O’Rourke did grow up around politics. His late father, Pat O’Rourke, a Texas county judge, co-chaired Jesse Jackson’s presidential campaigns in Texas in 1984 and 1988, and later ran unsuccessfully for Congress after becoming a Republican. The younger O’Rourke often tagged along on campaign stops and has recounted hating it when his dad urged him to speak to people. I leave the rest to Dr. Freud.
Don’t get me wrong, the boyish man whose mannerisms and speech patterns ricochet between Robert Kennedy and Barack Obama (Berto O’Bama?) is — have I said this? — precious, the preferred fallback term when, upon peering into a bassinet at someone’s new baby, there’s nothing else to say. For a reason, Beto metaphors and similes are found in the nursery.
When he flails his arms, often in front of his own face, he reminds mothers everywhere of the moment when an infant suddenly realizes that the hand bobbing in front of his nose belongs to him, whereupon he remains mesmerized until he realizes there’s another one!
None of this is to say he isn’t perfectly qualified to be president. O’Rourke, after all, has served three terms in Congress and barely lost his Senate bid last year to Republican Ted Cruz. He served as an El Paso city councilman and otherwise has worked for a startup internet-service provider, been a nanny, art mover, proofreader and, when time allowed, a writer of short stories and, briefly, an alternative-weekly publisher. He also played bass in a punk rock band, Foss. I’m no soothsayer, but I’d gamble on a late-night-show bass performance real soon.

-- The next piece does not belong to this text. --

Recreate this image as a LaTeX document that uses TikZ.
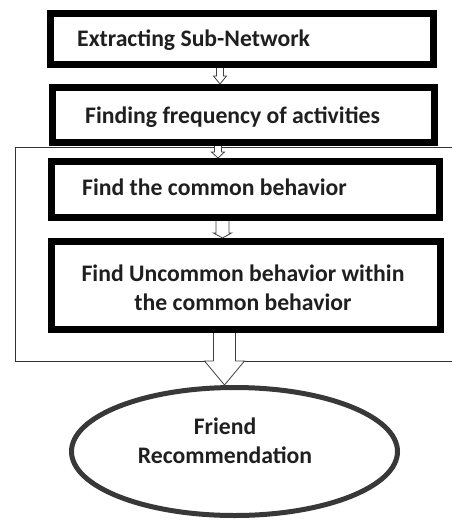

In fairness, as columnists like to say midway through a political evisceration, he is precious. But are we sure his dosage is correct? To the untrained eye, O’Rourke’s jumping, dancing, lurching pogo-stick histrionics seem more manic than high-energy. I’d offer a beer with that hamburger, but I fear being accused of contributing to the delinquency of a minor leaguer.
As presidential material, O’Rourke has offered little substance except to say he wants to make the country a better place and save the planet, which no other politician has ever said. He’s against walls, at times favors expanding Medicare for those who want it, and suggested climate-change warriors are like our troops who fought in World War II. No, they’re not.
I am positive about one thing: O’Rourke is a composite character churned out by a Google analytics algorithm that specified a youngish, Spanish-speaking, tall, skinny guy whose nickname sounds Latino, even though O’Rourke is 100 percent white, from a privileged background, and the husband of a hundred-millionaire’s daughter, not that there’s anything wrong with that.
In this anti-white-male era, I suppose a white mother of three white males should be gratified that so many young people are drawn to him. As I might be someday, too — in about 2032 — when the still-boyish O’Rourke will be a more-seasoned 60, and I’ll be trying to get out of a chair, assuming a lot.
In the meantime, a burger has Beto’s name on it.
Kathleen Parker is a Washington Post columnist.